**Data block:**
====

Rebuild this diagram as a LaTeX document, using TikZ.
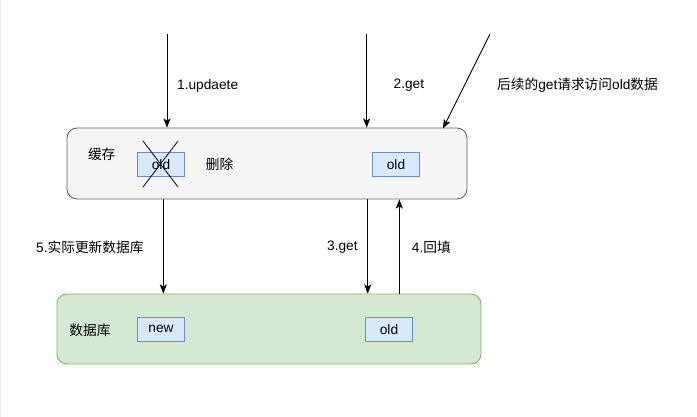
\documentclass[tikz,border=0pt]{standalone}
\usepackage{fontspec}
\setmainfont{Liberation Sans}
\newfontfamily\cjk{Noto Sans CJK SC}
\usetikzlibrary{arrows.meta}
\definecolor{cachefill}{HTML}{F5F5F5}
\definecolor{cachedraw}{HTML}{666666}
\definecolor{dbfill}{HTML}{D5E8D4}
\definecolor{dbdraw}{HTML}{82B366}
\definecolor{itemfill}{HTML}{DAE8FC}
\definecolor{itemdraw}{HTML}{6C8EBF}
\begin{document}
\begin{tikzpicture}[x=1pt,y=-1pt,
  every node/.style={font=\fontsize{13.7}{16}\selectfont, inner sep=0pt},
  layer/.style={draw, rounded corners=10pt, line width=0.9pt, minimum height=71pt},
  cachebox/.style={layer, fill=cachefill, draw=cachedraw, minimum width=400pt},
  dbbox/.style={layer, fill=dbfill, draw=dbdraw, minimum width=424pt, minimum height=70pt},
  item/.style={draw=itemdraw, fill=itemfill, line width=0.9pt, minimum width=47pt, minimum height=24pt},
  arr/.style={line width=0.9pt, -{Stealth[length=9pt,width=7pt,inset=2pt]}},
  lbl/.style={anchor=west}
]
\useasboundingbox[fill=white] (0,0) rectangle (697,417);
\draw[black!8, line width=1pt] (0.5,0) -- (0.5,417);

% layers
\node[cachebox] (cache) at (267,163.5) {};
\node[dbbox] (db) at (269,329) {};

% items
\node[item] (oldA) at (161,164.5) {old};
\node[item] (oldB) at (396,164.5) {old};
\node[item] (new) at (161,329.3) {new};
\node[item] (oldC) at (389,329.3) {old};

% cross over deleted item
\coordinate (xa) at (143,141);
\coordinate (xb) at (178,187);
\coordinate (xc) at (178,141);
\coordinate (xd) at (143,187);
\draw[line width=0.8pt] (xa) -- (xb);
\draw[line width=0.8pt] (xc) -- (xd);

% texts
\node (tcache) at (101.7,154) {\cjk 缓存};
\node (tdel) at (219.5,164.5) {\cjk 删除};
\node (tdb) at (90,330) {\cjk 数据库};

% incoming arrows
\coordinate (s1) at (167,34);
\coordinate (s2) at (366.7,34);
\coordinate (s3) at (490,34);
\coordinate (t3) at (443,128.5);
\draw[arr] (s1) -- (s1 |- cache.north);
\draw[arr] (s2) -- (s2 |- cache.north);
\draw[arr] (s3) -- (t3);
\node[lbl] (l1) at (177,85.5) {1.updaete};
\node[lbl] (l2) at (393.5,85.5) {2.get};
\node[lbl] (l3) at (497,85.5) {{\cjk 后续的}get{\cjk 请求访问}old{\cjk 数据}};

% cache <-> db arrows
\coordinate (c5) at (163.3,0);
\coordinate (c3) at (367.7,0);
\coordinate (c4) at (399.3,0);
\draw[arr] (c5 |- cache.south) -- (c5 |- db.north);
\draw[arr] (c3 |- cache.south) -- (c3 |- db.north);
\draw[arr] (c4 |- db.north) -- (c4 |- cache.south);
\node[lbl] (l5) at (36,247) {5.{\cjk 实际更新数据库}};
\node[lbl] (l3g) at (327,247) {3.get};
\node[lbl] (l4) at (411.7,247) {4.{\cjk 回填}};
\end{tikzpicture}
\end{document}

====

**Instructions for the task:** From the first line above to the line containing "(tdb) at (90,330)", repeat each line exactly. Pictures stay out.

**Exercise answer:**
Rebuild this diagram as a LaTeX document, using TikZ.
\documentclass[tikz,border=0pt]{standalone}
\usepackage{fontspec}
\setmainfont{Liberation Sans}
\newfontfamily\cjk{Noto Sans CJK SC}
\usetikzlibrary{arrows.meta}
\definecolor{cachefill}{HTML}{F5F5F5}
\definecolor{cachedraw}{HTML}{666666}
\definecolor{dbfill}{HTML}{D5E8D4}
\definecolor{dbdraw}{HTML}{82B366}
\definecolor{itemfill}{HTML}{DAE8FC}
\definecolor{itemdraw}{HTML}{6C8EBF}
\begin{document}
\begin{tikzpicture}[x=1pt,y=-1pt,
  every node/.style={font=\fontsize{13.7}{16}\selectfont, inner sep=0pt},
  layer/.style={draw, rounded corners=10pt, line width=0.9pt, minimum height=71pt},
  cachebox/.style={layer, fill=cachefill, draw=cachedraw, minimum width=400pt},
  dbbox/.style={layer, fill=dbfill, draw=dbdraw, minimum width=424pt, minimum height=70pt},
  item/.style={draw=itemdraw, fill=itemfill, line width=0.9pt, minimum width=47pt, minimum height=24pt},
  arr/.style={line width=0.9pt, -{Stealth[length=9pt,width=7pt,inset=2pt]}},
  lbl/.style={anchor=west}
]
\useasboundingbox[fill=white] (0,0) rectangle (697,417);
\draw[black!8, line width=1pt] (0.5,0) -- (0.5,417);

% layers
\node[cachebox] (cache) at (267,163.5) {};
\node[dbbox] (db) at (269,329) {};

% items
\node[item] (oldA) at (161,164.5) {old};
\node[item] (oldB) at (396,164.5) {old};
\node[item] (new) at (161,329.3) {new};
\node[item] (oldC) at (389,329.3) {old};

% cross over deleted item
\coordinate (xa) at (143,141);
\coordinate (xb) at (178,187);
\coordinate (xc) at (178,141);
\coordinate (xd) at (143,187);
\draw[line width=0.8pt] (xa) -- (xb);
\draw[line width=0.8pt] (xc) -- (xd);

% texts
\node (tcache) at (101.7,154) {\cjk 缓存};
\node (tdel) at (219.5,164.5) {\cjk 删除};
\node (tdb) at (90,330) {\cjk 数据库};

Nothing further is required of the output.